Start at Element Level: component level, process, or subsystem level, or on the functions they will perform

  • Employ a lightweight and quick version first with FMEA, do not let the process get off track.
  • Risk management is in part about not repeating the same mistakes: review Organizational Process Assets (OPA), and make lessons learned visible.

Identify and Characterize Failure Modes:

  • Consider functional requirements and itemize negations for each function
  • One subsystem can experience multiple failure modes
  • Identifying failure modes is team activity; concise descriptions are best.
  • Time pressures can push-off FMEA work, delayed work may lead to more issues to resolve. It takes time and is necessary to get into details otherwise risks may be missed. Discovery is always better than ignorance.
  • Consider other impact areas: staff productivity, re-work, security, installation, support, additional training, etc.
  • A team applying their skills and talents to a new environment or domain can lead to a broad set of additional risks that must be considered.

Identify Negative Outcomes-Imagine failures and what may occur, and characterize effect (impact)

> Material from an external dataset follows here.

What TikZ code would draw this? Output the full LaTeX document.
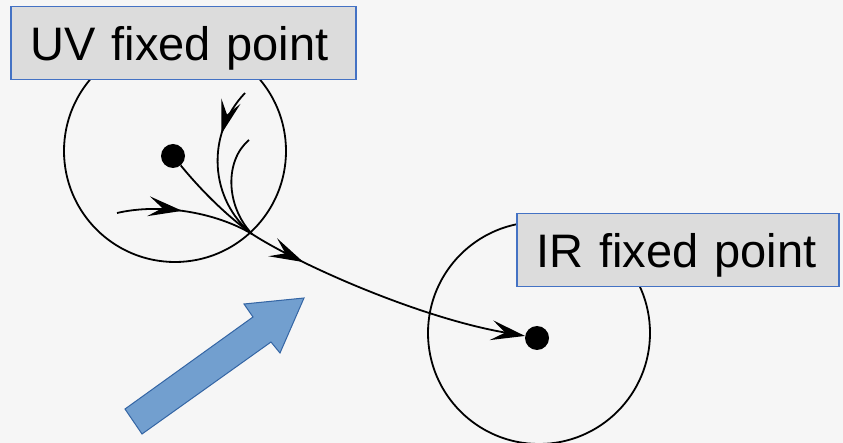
\documentclass[tikz,border=0pt]{standalone}
\usepackage{fontspec}
\setmainfont{Liberation Sans}
\usetikzlibrary{arrows.meta,decorations.markings}
\definecolor{bgcol}{HTML}{F6F6F6}
\definecolor{boxfill}{HTML}{DCDCDC}
\definecolor{boxline}{HTML}{4472C4}
\definecolor{arrfill}{HTML}{729FCF}
\definecolor{arrline}{HTML}{3465A4}
\tikzset{
  >={Stealth[length=34pt,width=20pt,inset=14pt]},
  ring/.style={circle,draw=black,line width=1.8pt,minimum size=222pt,inner sep=0pt},
  fpdot/.style={circle,fill=black,minimum size=24pt,inner sep=0pt},
  labelbox/.style={draw=boxline,fill=boxfill,line width=1.5pt,anchor=north west,
    font=\fontsize{47}{50}\selectfont,minimum height=73pt,inner xsep=20pt,
    text height=33.7pt,text depth=0pt,align=left},
  flow/.style={line width=1.8pt,draw=black},
  midarrow/.style={postaction={decorate},decoration={markings,mark=at position #1 with {\arrow{>}}}},
  bigarrow/.style={fill=arrfill,draw=arrline,line width=1pt,line join=miter}
}
\begin{document}
\begin{tikzpicture}[x=1pt,y=-1pt]
\fill[bgcol] (0,0) rectangle (843,443);
\useasboundingbox (0,0) rectangle (843,443);
% circles
\node[ring] (uvring) at (175,151) {};
\node[ring] (irring) at (539,333) {};
% fixed points
\node[fpdot] (uv) at (173,156) {};
\node[fpdot] (ir) at (537,338) {};
\coordinate (c) at (252,234);
\coordinate (s1) at (117,213);
\coordinate (s2) at (245,93);
\coordinate (s3) at (249,140);
% incoming flows
\draw[flow] (uv) .. controls (205,195) and (230,218) .. (c);
\draw[flow,midarrow=0.47] (s1) .. controls (160,203) and (215,212) .. (c);
\draw[flow,midarrow=0.3] (s2) .. controls (205,135) and (210,200) .. (c);
\draw[flow] (s3) .. controls (225,160) and (225,205) .. (c);
% main flow
\draw[flow,midarrow=0.2,->] (c) .. controls (300,265) and (420,318) .. (ir);
% big blue arrow
\path[bigarrow] (125,409) -- (253,317) -- (244,304) -- (304,298) -- (280,353) -- (271,342) -- (142,434) -- cycle;
% labels
\node[labelbox,text width=305pt] (uvlabel) at (10,6) {\mbox{UV fixed point}};
\node[labelbox,text width=282pt] (irlabel) at (516,213) {\mbox{IR fixed point}};
\end{tikzpicture}
\end{document}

  • Opportunity to identify new risks.
  • Review initial risk mitigation or safety mechanisms for unforeseen risks

NASA Model: This is an effective model developed for the space program.

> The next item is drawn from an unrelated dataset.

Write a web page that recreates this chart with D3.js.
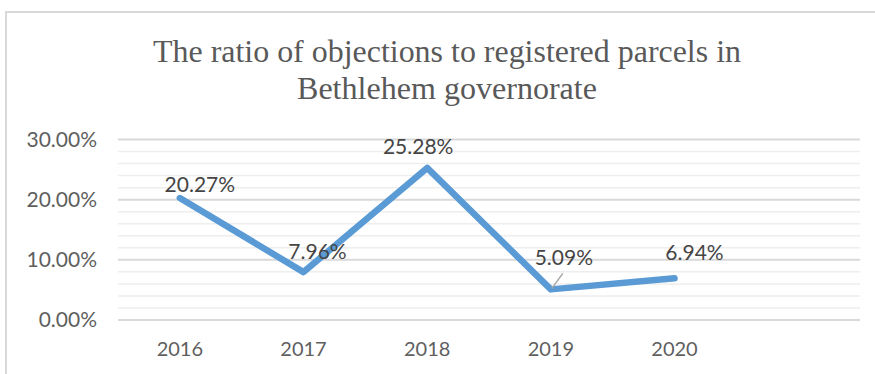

  • Local-immediate effects
  • System-impact on system
  • Mission-entire scope impact

Identify Possible Causes (for imagined failures)

  • A root cause analysis to the imagined failure list
  • Check to be sure a correct root cause has been characterized
  • Must prioritize a list of plausible problems
  • Clear goals and quality requirements are essential to this process
  • A diverse set of SME’s will produce the best analysis

Four Frequently Used Categories to consider how the design may not work in all cases:

  • Man: inexperience, operator distraction, poor training
  • Machine: equipment breakdown, delayed maintenance
  • Method: Software errors, poor documentation or procedures, inadequate testing
  • Material: substandard materials, metal fatigue, excess force

Quantify Risk: Severity (Impact) vs. Likelihood of Occurrence (rating system)

  • To prioritize efforts and be better able to decide how to deal with identified risks.
  • Must use a scale that is meaningful to everyone in the organization
  • RPN: Severity rating x Occurrence rating = Risk Priority Number

Risk Mitigation: Generate a list of corrective actions 

Best Practice: Thinking of corrective actions is a creative process. Techniques for exploring a design space described on this site can be effective.

  • Reduce likelihood (of possible cause occurring) or severity; reduce risk for severe outcomes first
  • Think about the timing of corrective actions: during design, manufacturing, operation, repair, etc.
    • Design simulation and analysis leading to change
    • Instructions or training
    • Techniques-quality of process
    • Materials-strength, weight, etc.
  • Cost-benefit analysis: different strategies to decide which to implementTechniques such as a Pugh matrix analysis may help to determine which corrective actions to implement.
    • Start with most severe outcome events (may or may not match RPN)
    • Reducing the likelihood of occurrence
    • Reduce the severity of a negative outcome

Ensure Identified Risks are Managed Effectively: Make the monitor and control plan visible at all levels.

Many times it is not a failure of risk identification. There are unfortunate examples of an organization failing to manage risks effectively. A disaster likely can be avoided when the design requirements are changed, and when a system fails required tests with implementation of good risk mitigation techniques.